→ **WRITTEN REQUEST**
Copy out the listing in full, exactly as written, but not its pictures.

→ **GIVEN MATERIAL**
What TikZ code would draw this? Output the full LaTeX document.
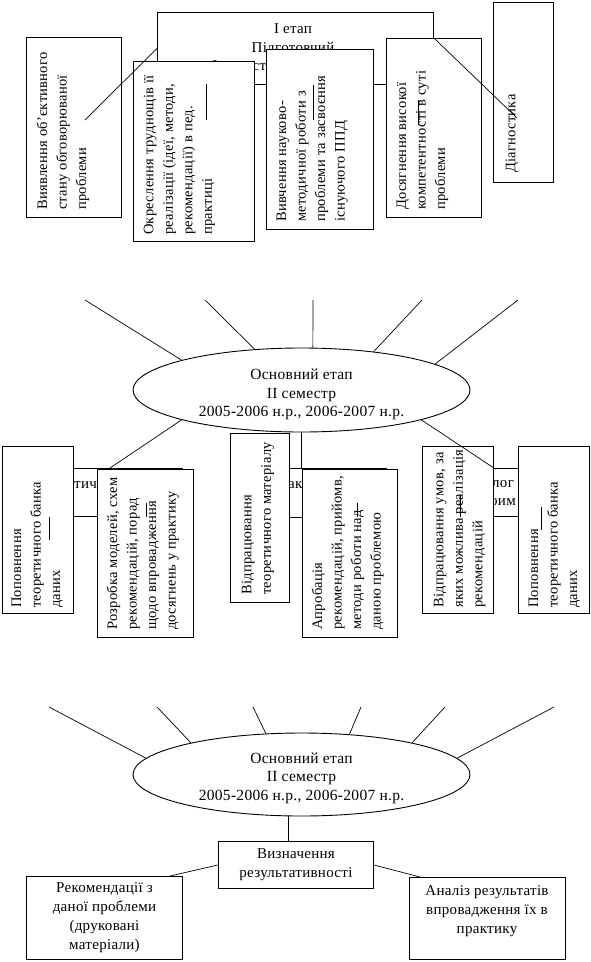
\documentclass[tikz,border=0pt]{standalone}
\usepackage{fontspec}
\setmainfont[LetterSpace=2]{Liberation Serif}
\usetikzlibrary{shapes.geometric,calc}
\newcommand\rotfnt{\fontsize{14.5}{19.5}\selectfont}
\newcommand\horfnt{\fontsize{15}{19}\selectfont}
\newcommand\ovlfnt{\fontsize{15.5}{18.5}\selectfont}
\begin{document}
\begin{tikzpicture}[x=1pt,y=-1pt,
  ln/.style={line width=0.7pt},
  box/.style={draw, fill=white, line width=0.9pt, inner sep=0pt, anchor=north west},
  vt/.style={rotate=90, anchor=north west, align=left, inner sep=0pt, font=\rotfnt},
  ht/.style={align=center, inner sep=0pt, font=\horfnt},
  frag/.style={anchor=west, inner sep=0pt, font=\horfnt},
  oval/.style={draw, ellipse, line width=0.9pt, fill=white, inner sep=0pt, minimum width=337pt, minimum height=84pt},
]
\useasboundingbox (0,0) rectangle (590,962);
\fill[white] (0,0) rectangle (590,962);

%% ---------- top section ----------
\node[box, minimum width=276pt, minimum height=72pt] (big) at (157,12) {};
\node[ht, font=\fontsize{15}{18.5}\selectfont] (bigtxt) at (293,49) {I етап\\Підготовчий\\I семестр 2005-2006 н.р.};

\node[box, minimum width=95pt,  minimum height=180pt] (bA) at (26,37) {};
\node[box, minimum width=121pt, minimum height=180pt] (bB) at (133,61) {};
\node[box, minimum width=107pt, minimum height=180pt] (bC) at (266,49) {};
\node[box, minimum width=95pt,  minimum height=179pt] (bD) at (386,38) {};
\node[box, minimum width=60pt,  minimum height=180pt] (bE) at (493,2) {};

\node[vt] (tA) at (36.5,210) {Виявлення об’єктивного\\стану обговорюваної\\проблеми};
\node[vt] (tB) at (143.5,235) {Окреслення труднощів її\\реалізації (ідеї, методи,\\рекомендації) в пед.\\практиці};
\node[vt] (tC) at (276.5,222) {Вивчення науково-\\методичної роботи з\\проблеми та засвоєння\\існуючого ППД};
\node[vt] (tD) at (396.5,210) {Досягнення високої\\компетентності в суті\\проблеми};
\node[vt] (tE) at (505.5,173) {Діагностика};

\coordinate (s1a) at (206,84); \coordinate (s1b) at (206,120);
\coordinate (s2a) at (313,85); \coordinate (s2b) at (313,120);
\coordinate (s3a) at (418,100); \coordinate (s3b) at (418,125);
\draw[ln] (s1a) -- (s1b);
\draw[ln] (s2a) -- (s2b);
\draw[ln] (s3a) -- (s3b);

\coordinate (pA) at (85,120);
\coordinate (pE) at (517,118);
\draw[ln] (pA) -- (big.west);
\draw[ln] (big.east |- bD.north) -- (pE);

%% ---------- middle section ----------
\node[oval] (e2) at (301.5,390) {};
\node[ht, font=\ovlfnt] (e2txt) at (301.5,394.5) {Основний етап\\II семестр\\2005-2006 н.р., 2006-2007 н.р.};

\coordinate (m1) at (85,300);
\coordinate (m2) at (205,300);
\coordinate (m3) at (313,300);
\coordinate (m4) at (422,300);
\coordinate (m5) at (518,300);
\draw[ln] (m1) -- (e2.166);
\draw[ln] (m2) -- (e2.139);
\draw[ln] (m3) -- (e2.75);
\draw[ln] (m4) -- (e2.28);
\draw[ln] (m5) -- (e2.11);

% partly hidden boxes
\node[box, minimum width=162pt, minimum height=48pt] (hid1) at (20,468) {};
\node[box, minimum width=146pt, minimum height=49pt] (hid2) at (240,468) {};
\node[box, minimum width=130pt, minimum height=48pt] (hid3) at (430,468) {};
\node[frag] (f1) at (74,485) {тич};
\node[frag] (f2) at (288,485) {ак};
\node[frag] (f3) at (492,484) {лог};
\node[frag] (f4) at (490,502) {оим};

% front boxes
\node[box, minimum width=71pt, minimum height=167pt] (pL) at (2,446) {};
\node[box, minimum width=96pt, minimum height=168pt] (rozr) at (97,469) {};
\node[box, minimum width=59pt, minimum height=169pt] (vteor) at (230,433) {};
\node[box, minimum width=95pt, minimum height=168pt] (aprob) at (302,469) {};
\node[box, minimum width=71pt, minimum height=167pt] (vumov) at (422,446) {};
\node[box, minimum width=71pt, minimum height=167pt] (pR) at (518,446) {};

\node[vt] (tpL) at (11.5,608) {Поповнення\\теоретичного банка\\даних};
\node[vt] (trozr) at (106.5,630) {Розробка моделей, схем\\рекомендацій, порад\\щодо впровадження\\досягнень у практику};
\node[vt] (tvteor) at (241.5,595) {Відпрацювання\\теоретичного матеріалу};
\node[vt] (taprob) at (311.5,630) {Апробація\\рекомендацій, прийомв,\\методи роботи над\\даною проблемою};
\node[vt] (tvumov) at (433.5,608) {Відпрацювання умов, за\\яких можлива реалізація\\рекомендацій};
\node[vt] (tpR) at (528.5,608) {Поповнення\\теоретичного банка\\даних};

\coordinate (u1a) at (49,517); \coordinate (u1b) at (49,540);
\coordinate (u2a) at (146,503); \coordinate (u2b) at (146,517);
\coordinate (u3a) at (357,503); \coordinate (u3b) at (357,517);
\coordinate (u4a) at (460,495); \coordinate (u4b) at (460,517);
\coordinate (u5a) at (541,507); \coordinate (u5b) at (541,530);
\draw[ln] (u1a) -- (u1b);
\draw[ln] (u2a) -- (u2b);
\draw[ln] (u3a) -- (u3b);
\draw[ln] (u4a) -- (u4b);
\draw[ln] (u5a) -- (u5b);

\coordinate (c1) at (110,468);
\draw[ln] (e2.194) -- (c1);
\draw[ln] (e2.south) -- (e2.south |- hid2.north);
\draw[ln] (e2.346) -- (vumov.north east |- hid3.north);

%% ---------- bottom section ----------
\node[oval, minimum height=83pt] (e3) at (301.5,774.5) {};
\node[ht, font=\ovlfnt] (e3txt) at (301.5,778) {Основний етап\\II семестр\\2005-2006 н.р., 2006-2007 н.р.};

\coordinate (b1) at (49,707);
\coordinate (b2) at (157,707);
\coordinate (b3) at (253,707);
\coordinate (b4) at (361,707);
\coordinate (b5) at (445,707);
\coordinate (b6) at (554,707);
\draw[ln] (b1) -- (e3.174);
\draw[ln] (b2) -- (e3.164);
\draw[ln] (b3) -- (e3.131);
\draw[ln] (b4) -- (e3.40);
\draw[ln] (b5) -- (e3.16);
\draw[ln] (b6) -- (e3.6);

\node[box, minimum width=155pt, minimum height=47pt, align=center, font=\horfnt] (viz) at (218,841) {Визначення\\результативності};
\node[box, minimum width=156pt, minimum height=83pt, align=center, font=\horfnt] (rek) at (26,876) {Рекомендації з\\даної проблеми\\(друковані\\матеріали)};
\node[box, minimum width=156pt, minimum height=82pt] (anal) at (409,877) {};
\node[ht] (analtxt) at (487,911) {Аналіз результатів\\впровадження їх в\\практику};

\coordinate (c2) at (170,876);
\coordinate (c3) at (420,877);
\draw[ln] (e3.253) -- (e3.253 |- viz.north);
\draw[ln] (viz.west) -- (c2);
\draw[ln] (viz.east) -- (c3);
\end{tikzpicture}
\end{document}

→ **OUTPUT**
What TikZ code would draw this? Output the full LaTeX document.
\documentclass[tikz,border=0pt]{standalone}
\usepackage{fontspec}
\setmainfont[LetterSpace=2]{Liberation Serif}
\usetikzlibrary{shapes.geometric,calc}
\newcommand\rotfnt{\fontsize{14.5}{19.5}\selectfont}
\newcommand\horfnt{\fontsize{15}{19}\selectfont}
\newcommand\ovlfnt{\fontsize{15.5}{18.5}\selectfont}
\begin{document}
\begin{tikzpicture}[x=1pt,y=-1pt,
  ln/.style={line width=0.7pt},
  box/.style={draw, fill=white, line width=0.9pt, inner sep=0pt, anchor=north west},
  vt/.style={rotate=90, anchor=north west, align=left, inner sep=0pt, font=\rotfnt},
  ht/.style={align=center, inner sep=0pt, font=\horfnt},
  frag/.style={anchor=west, inner sep=0pt, font=\horfnt},
  oval/.style={draw, ellipse, line width=0.9pt, fill=white, inner sep=0pt, minimum width=337pt, minimum height=84pt},
]
\useasboundingbox (0,0) rectangle (590,962);
\fill[white] (0,0) rectangle (590,962);

%% ---------- top section ----------
\node[box, minimum width=276pt, minimum height=72pt] (big) at (157,12) {};
\node[ht, font=\fontsize{15}{18.5}\selectfont] (bigtxt) at (293,49) {I етап\\Підготовчий\\I семестр 2005-2006 н.р.};

\node[box, minimum width=95pt,  minimum height=180pt] (bA) at (26,37) {};
\node[box, minimum width=121pt, minimum height=180pt] (bB) at (133,61) {};
\node[box, minimum width=107pt, minimum height=180pt] (bC) at (266,49) {};
\node[box, minimum width=95pt,  minimum height=179pt] (bD) at (386,38) {};
\node[box, minimum width=60pt,  minimum height=180pt] (bE) at (493,2) {};

\node[vt] (tA) at (36.5,210) {Виявлення об’єктивного\\стану обговорюваної\\проблеми};
\node[vt] (tB) at (143.5,235) {Окреслення труднощів її\\реалізації (ідеї, методи,\\рекомендації) в пед.\\практиці};
\node[vt] (tC) at (276.5,222) {Вивчення науково-\\методичної роботи з\\проблеми та засвоєння\\існуючого ППД};
\node[vt] (tD) at (396.5,210) {Досягнення високої\\компетентності в суті\\проблеми};
\node[vt] (tE) at (505.5,173) {Діагностика};

\coordinate (s1a) at (206,84); \coordinate (s1b) at (206,120);
\coordinate (s2a) at (313,85); \coordinate (s2b) at (313,120);
\coordinate (s3a) at (418,100); \coordinate (s3b) at (418,125);
\draw[ln] (s1a) -- (s1b);
\draw[ln] (s2a) -- (s2b);
\draw[ln] (s3a) -- (s3b);

\coordinate (pA) at (85,120);
\coordinate (pE) at (517,118);
\draw[ln] (pA) -- (big.west);
\draw[ln] (big.east |- bD.north) -- (pE);

%% ---------- middle section ----------
\node[oval] (e2) at (301.5,390) {};
\node[ht, font=\ovlfnt] (e2txt) at (301.5,394.5) {Основний етап\\II семестр\\2005-2006 н.р., 2006-2007 н.р.};

\coordinate (m1) at (85,300);
\coordinate (m2) at (205,300);
\coordinate (m3) at (313,300);
\coordinate (m4) at (422,300);
\coordinate (m5) at (518,300);
\draw[ln] (m1) -- (e2.166);
\draw[ln] (m2) -- (e2.139);
\draw[ln] (m3) -- (e2.75);
\draw[ln] (m4) -- (e2.28);
\draw[ln] (m5) -- (e2.11);

% partly hidden boxes
\node[box, minimum width=162pt, minimum height=48pt] (hid1) at (20,468) {};
\node[box, minimum width=146pt, minimum height=49pt] (hid2) at (240,468) {};
\node[box, minimum width=130pt, minimum height=48pt] (hid3) at (430,468) {};
\node[frag] (f1) at (74,485) {тич};
\node[frag] (f2) at (288,485) {ак};
\node[frag] (f3) at (492,484) {лог};
\node[frag] (f4) at (490,502) {оим};

% front boxes
\node[box, minimum width=71pt, minimum height=167pt] (pL) at (2,446) {};
\node[box, minimum width=96pt, minimum height=168pt] (rozr) at (97,469) {};
\node[box, minimum width=59pt, minimum height=169pt] (vteor) at (230,433) {};
\node[box, minimum width=95pt, minimum height=168pt] (aprob) at (302,469) {};
\node[box, minimum width=71pt, minimum height=167pt] (vumov) at (422,446) {};
\node[box, minimum width=71pt, minimum height=167pt] (pR) at (518,446) {};

\node[vt] (tpL) at (11.5,608) {Поповнення\\теоретичного банка\\даних};
\node[vt] (trozr) at (106.5,630) {Розробка моделей, схем\\рекомендацій, порад\\щодо впровадження\\досягнень у практику};
\node[vt] (tvteor) at (241.5,595) {Відпрацювання\\теоретичного матеріалу};
\node[vt] (taprob) at (311.5,630) {Апробація\\рекомендацій, прийомв,\\методи роботи над\\даною проблемою};
\node[vt] (tvumov) at (433.5,608) {Відпрацювання умов, за\\яких можлива реалізація\\рекомендацій};
\node[vt] (tpR) at (528.5,608) {Поповнення\\теоретичного банка\\даних};

\coordinate (u1a) at (49,517); \coordinate (u1b) at (49,540);
\coordinate (u2a) at (146,503); \coordinate (u2b) at (146,517);
\coordinate (u3a) at (357,503); \coordinate (u3b) at (357,517);
\coordinate (u4a) at (460,495); \coordinate (u4b) at (460,517);
\coordinate (u5a) at (541,507); \coordinate (u5b) at (541,530);
\draw[ln] (u1a) -- (u1b);
\draw[ln] (u2a) -- (u2b);
\draw[ln] (u3a) -- (u3b);
\draw[ln] (u4a) -- (u4b);
\draw[ln] (u5a) -- (u5b);

\coordinate (c1) at (110,468);
\draw[ln] (e2.194) -- (c1);
\draw[ln] (e2.south) -- (e2.south |- hid2.north);
\draw[ln] (e2.346) -- (vumov.north east |- hid3.north);

%% ---------- bottom section ----------
\node[oval, minimum height=83pt] (e3) at (301.5,774.5) {};
\node[ht, font=\ovlfnt] (e3txt) at (301.5,778) {Основний етап\\II семестр\\2005-2006 н.р., 2006-2007 н.р.};

\coordinate (b1) at (49,707);
\coordinate (b2) at (157,707);
\coordinate (b3) at (253,707);
\coordinate (b4) at (361,707);
\coordinate (b5) at (445,707);
\coordinate (b6) at (554,707);
\draw[ln] (b1) -- (e3.174);
\draw[ln] (b2) -- (e3.164);
\draw[ln] (b3) -- (e3.131);
\draw[ln] (b4) -- (e3.40);
\draw[ln] (b5) -- (e3.16);
\draw[ln] (b6) -- (e3.6);

\node[box, minimum width=155pt, minimum height=47pt, align=center, font=\horfnt] (viz) at (218,841) {Визначення\\результативності};
\node[box, minimum width=156pt, minimum height=83pt, align=center, font=\horfnt] (rek) at (26,876) {Рекомендації з\\даної проблеми\\(друковані\\матеріали)};
\node[box, minimum width=156pt, minimum height=82pt] (anal) at (409,877) {};
\node[ht] (analtxt) at (487,911) {Аналіз результатів\\впровадження їх в\\практику};

\coordinate (c2) at (170,876);
\coordinate (c3) at (420,877);
\draw[ln] (e3.253) -- (e3.253 |- viz.north);
\draw[ln] (viz.west) -- (c2);
\draw[ln] (viz.east) -- (c3);
\end{tikzpicture}
\end{document}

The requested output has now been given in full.